Solution: Take good, time-stamped photos when you take possession of a rental. When you return to the lot, demand an inspection and get the return agent's name. Make sure he or she signs off on the car's condition. Then take pictures of the vehicle before you leave. And, of course, vigorously contest any after-the-fact claims of damage.

Beware of carriers changing schedules

The airline industry isn't big on nature's seasonal rhythms. In fact, it has boiled everything down to two seasons: summer and winter. And it significantly reworks routes and departure times at the beginning of each: usually late March for the "summer schedule" and late October for the upcoming "winter schedule."

What's it mean? Frequent, and sometimes wrenching, changes to your previously booked departure and arrival times and seat assignments. Want an extreme case? Consider poor Will Allen, whose plans for a Christmas trip to Asia with his family have been repeatedly and unilaterally changed by Delta Air Lines since he booked in February. A lifetime Delta elite flyer, Allen became so infuriated with Delta's high-handed actions that he finally rebooked his family on Cathay Pacific. Allen told me switching cost him north of $3,000 to book into the Hong Kong-based carrier's more commodious premium economy class, but he's fed up with Delta's arrogance.

Solution: To avoid nasty surprises, make sure your airline has a current email on file so they can inform you of any alterations. And remember that you don't have to meekly accept any drastic changes to your pre-booked travel. You can negotiate alternate flights, itineraries and seat assignments. If the airline won't budge, demand a refund and book elsewhere.

Beware TSA going to the dogs

The TSA made a bureaucratic hash of PreCheck, its supposed "known traveler" plan. The biggest problem besides its refusal to run the $85-a-year program like a business?
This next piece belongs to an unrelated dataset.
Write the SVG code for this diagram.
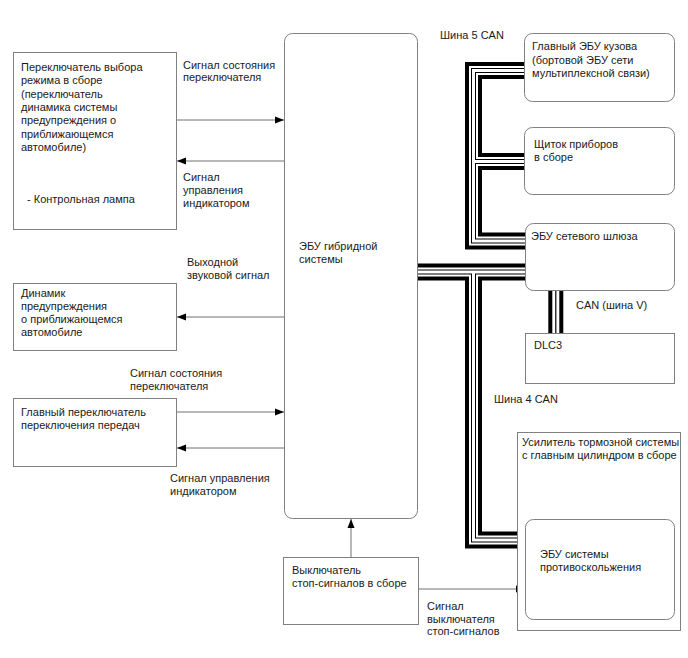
<svg xmlns="http://www.w3.org/2000/svg" width="688" height="658" viewBox="0 0 688 658">
<style>
.box{fill:#fff;stroke:#808080;stroke-width:1}
text{font-family:"Liberation Sans",Arial,sans-serif;font-size:11px;fill:#1a1a1a}
.ln{fill:none;stroke:#707070;stroke-width:1}
.b1{fill:none;stroke:#000;stroke-width:17;stroke-linejoin:miter}
.b2{fill:none;stroke:#fff;stroke-width:9;stroke-linejoin:miter}
.b3{fill:none;stroke:#000;stroke-width:5;stroke-linejoin:miter}
.b4{fill:none;stroke:#fff;stroke-width:3;stroke-linejoin:miter}
</style>
<defs>
<marker id="ah" markerWidth="9" markerHeight="8" refX="9" refY="4" orient="auto" markerUnits="userSpaceOnUse">
<path d="M0,0.5 L9,4 L0,7.5 Z" fill="#000"/>
</marker>
</defs>
<rect width="688" height="658" fill="#fff"/>

<g id="connectors">
<line class="ln" x1="177" y1="120" x2="284" y2="120" marker-end="url(#ah)"/>
<line class="ln" x1="284" y1="161" x2="177" y2="161" marker-end="url(#ah)"/>
<line class="ln" x1="284" y1="317" x2="177" y2="317" marker-end="url(#ah)"/>
<line class="ln" x1="177" y1="412" x2="284" y2="412" marker-end="url(#ah)"/>
<line class="ln" x1="284" y1="448" x2="177" y2="448" marker-end="url(#ah)"/>
<line class="ln" x1="351" y1="557" x2="351" y2="519" marker-end="url(#ah)"/>
<line class="ln" x1="419" y1="589" x2="525" y2="589" marker-end="url(#ah)"/>
<g id="buses">
<path class="b1" d="M524,70.5 H473.5 V241 H525"/>
<path class="b1" d="M473.5,161.5 H524"/>
<path class="b1" d="M418,272 H525"/>
<path class="b1" d="M473.5,272 V540 H525"/>
<path class="b2" d="M524,70.5 H473.5 V241 H525"/>
<path class="b2" d="M473.5,161.5 H524"/>
<path class="b2" d="M418,272 H525"/>
<path class="b2" d="M473.5,272 V540 H525"/>
<path class="b3" d="M524,70.5 H473.5 V241 H525"/>
<path class="b3" d="M473.5,161.5 H524"/>
<path class="b3" d="M418,272 H525"/>
<path class="b3" d="M473.5,272 V540 H525"/>
<path class="b4" d="M524,70.5 H473.5 V241 H525"/>
<path class="b4" d="M473.5,161.5 H524"/>
<path class="b4" d="M418,272 H525"/>
<path class="b4" d="M473.5,272 V540 H525"/>
<line x1="555.8" y1="290" x2="555.8" y2="333" stroke="#000" stroke-width="15"/>
<line x1="555.8" y1="290" x2="555.8" y2="333" stroke="#fff" stroke-width="7"/>
<line x1="555.8" y1="290" x2="555.8" y2="333" stroke="#000" stroke-width="1.2"/>
</g>
</g>

<g id="labels">
<text x="183" y="68.5">Сигнал состояния</text>
<text x="183" y="81">переключателя</text>
<text x="183" y="181">Сигнал</text>
<text x="183" y="194">управления</text>
<text x="183" y="207">индикатором</text>
<text x="187" y="266">Выходной</text>
<text x="187" y="278.5">звуковой сигнал</text>
<text x="130" y="377">Сигнал состояния</text>
<text x="130" y="390">переключателя</text>
<text x="170" y="482">Сигнал управления</text>
<text x="170" y="495">индикатором</text>
<text x="440" y="39">Шина 5 CAN</text>
<text x="576" y="309">CAN (шина V)</text>
<text x="494" y="403">Шина 4 CAN</text>
<text x="427" y="610">Сигнал</text>
<text x="427" y="622.5">выключателя</text>
<text x="427" y="635">стоп-сигналов</text>
</g>

<g id="mode-switch">
<rect class="box" x="13.5" y="52.5" width="163" height="177"/>
<text x="21" y="71">Переключатель выбора</text>
<text x="21" y="84.3">режима в сборе</text>
<text x="21" y="97.6">(переключатель</text>
<text x="21" y="111">динамика системы</text>
<text x="21" y="124.3">предупреждения о</text>
<text x="21" y="137.6">приближающемся</text>
<text x="21" y="151">автомобиле)</text>
<text x="27" y="202.5">- Контрольная лампа</text>
</g>

<g id="speaker">
<rect class="box" x="13.5" y="283.5" width="163" height="67"/>
<text x="21" y="297">Динамик</text>
<text x="21" y="310">предупреждения</text>
<text x="21" y="323">о приближающемся</text>
<text x="21" y="336">автомобиле</text>
</g>

<g id="shift-switch">
<rect class="box" x="13.5" y="398.5" width="163" height="68"/>
<text x="21" y="415.5">Главный переключатель</text>
<text x="21" y="428.5">переключения передач</text>
</g>

<g id="hybrid-ecu">
<rect class="box" x="284.5" y="33.5" width="133" height="485" rx="8"/>
<text x="299" y="249.5">ЭБУ гибридной</text>
<text x="299" y="263">системы</text>
</g>

<g id="stop-switch">
<rect class="box" x="283.5" y="557.5" width="135" height="67"/>
<text x="292" y="574">Выключатель</text>
<text x="292" y="586.5">стоп-сигналов в сборе</text>
</g>

<g id="body-ecu">
<rect class="box" x="524.5" y="33.5" width="150" height="68" rx="8"/>
<text x="532" y="50">Главный ЭБУ кузова</text>
<text x="532" y="63.5">(бортовой ЭБУ сети</text>
<text x="532" y="77">мультиплексной связи)</text>
</g>

<g id="meter">
<rect class="box" x="524.5" y="127.5" width="150" height="67" rx="8"/>
<text x="534" y="147.5">Щиток приборов</text>
<text x="534" y="160.5">в сборе</text>
</g>

<g id="gateway">
<rect class="box" x="525.5" y="223.5" width="149" height="67" rx="8"/>
<text x="531" y="240">ЭБУ сетевого шлюза</text>
</g>

<g id="dlc3">
<rect class="box" x="525.5" y="333.5" width="149" height="50"/>
<text x="534" y="349">DLC3</text>
</g>

<g id="brake-booster">
<rect class="box" x="517.5" y="432.5" width="163" height="198"/>
<text x="522" y="445.5">Усилитель тормозной системы</text>
<text x="522" y="458.5">с главным цилиндром в сборе</text>
</g>

<g id="skid-ecu">
<rect class="box" x="525.5" y="519.5" width="149" height="100" rx="8"/>
<text x="540" y="558">ЭБУ системы</text>
<text x="540" y="570.5">противоскольжения</text>
</g>
</svg>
Hordes of unvetted, unwitting flyers herded into the PreCheck lines. That infuriates properly vetted flyers like us and is a security risk.
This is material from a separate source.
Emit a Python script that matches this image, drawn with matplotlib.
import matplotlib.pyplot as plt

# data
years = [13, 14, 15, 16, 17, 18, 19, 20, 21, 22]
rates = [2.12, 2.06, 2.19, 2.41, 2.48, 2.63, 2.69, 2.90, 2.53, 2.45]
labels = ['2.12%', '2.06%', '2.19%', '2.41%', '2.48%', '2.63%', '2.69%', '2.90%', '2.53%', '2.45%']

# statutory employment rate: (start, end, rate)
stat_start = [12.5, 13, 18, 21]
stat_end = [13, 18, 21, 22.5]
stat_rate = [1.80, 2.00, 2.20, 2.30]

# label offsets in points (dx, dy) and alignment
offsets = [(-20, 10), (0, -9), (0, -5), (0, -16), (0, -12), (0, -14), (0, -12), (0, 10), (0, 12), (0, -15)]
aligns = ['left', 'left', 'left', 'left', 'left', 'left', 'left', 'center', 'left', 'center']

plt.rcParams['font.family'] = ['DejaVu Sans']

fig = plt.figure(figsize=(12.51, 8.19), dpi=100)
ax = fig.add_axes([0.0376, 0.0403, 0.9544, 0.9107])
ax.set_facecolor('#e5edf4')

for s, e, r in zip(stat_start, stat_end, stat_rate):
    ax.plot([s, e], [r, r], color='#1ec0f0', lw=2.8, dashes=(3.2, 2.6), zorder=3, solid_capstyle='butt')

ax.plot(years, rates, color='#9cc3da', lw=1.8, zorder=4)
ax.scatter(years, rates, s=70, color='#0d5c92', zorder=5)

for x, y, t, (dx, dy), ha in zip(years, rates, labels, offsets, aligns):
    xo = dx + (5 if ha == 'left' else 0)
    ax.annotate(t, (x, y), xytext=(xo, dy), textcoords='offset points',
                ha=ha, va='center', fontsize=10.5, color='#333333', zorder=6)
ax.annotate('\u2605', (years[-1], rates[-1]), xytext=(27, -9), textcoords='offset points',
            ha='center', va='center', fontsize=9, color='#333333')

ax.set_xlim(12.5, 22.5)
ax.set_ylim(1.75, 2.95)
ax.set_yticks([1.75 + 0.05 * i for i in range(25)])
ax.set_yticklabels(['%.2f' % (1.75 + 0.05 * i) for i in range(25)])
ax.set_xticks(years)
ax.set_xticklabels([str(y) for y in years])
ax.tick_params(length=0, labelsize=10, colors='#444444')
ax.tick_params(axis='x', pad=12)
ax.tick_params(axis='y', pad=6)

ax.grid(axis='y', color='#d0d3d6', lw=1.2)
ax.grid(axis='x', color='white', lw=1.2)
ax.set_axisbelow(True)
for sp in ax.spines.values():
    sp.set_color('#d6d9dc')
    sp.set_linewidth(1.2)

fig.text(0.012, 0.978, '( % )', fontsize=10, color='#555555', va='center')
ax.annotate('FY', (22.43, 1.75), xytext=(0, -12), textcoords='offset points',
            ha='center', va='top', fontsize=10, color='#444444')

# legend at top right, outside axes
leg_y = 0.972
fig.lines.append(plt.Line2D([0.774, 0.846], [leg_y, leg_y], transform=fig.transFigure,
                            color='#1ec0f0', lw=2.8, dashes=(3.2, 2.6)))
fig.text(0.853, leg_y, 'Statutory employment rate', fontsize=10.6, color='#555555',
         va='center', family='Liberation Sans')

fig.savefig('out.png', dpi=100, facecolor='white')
Rather than address its fundamental flaws, however, the TSA engages in more bureaucratic double-talk. After claiming it would end its policy of "managed inclusion" that's Washington gobbledygook for shoving those unvetted, unwitting flyers into PreCheck lines it turns out that the TSA is only rearranging deck chairs. The new plan, Managed Inclusion III, will still chose flyers at random and mix them with people who've earned PreCheck privileges. It'll just add dogs to the mix.

Solution: Expect nothing to change. PreCheck won't offer frequent flyers the fast, predictable experience they deserve and the TSA will refuse to separate the low-risk flyers from the general travel population. Plan accordingly.

Beware of flying regional airlines

In a summer of flying when the airline industry ran surprisingly on-schedule and cancelled remarkably few flights, there's been a notable exception: regional carriers in general and Republic Airways in specific.

Republic, which flies small jets and turbo-prop aircraft for all of the legacy airlines, has been scrubbing flights in bunches. On many days in the last month, it accounted for nearly a third of the industry's cancellations even though it flies only about one-third of a percent of the nation's schedule.

The culprit? Republic is short of pilots thanks to the industry's policy of underpaying young aviators. Republic isn't alone, either. Delta Air Lines claims a new round of schedule cuts from its shrinking Cincinnati hub is due to the shortage of regional-jet pilots. Things are so dire that even big raises offered by Republic in contract negotiations isn't enough to balance the pay scales.

Solution? This fall will be tricky for regional carriers, which operate about half of the nation's commercial flights. Your best bet is to avoid regional airlines wherever possible and stick to flights operated by mainline jets. Consider driving if there are no non-regional options.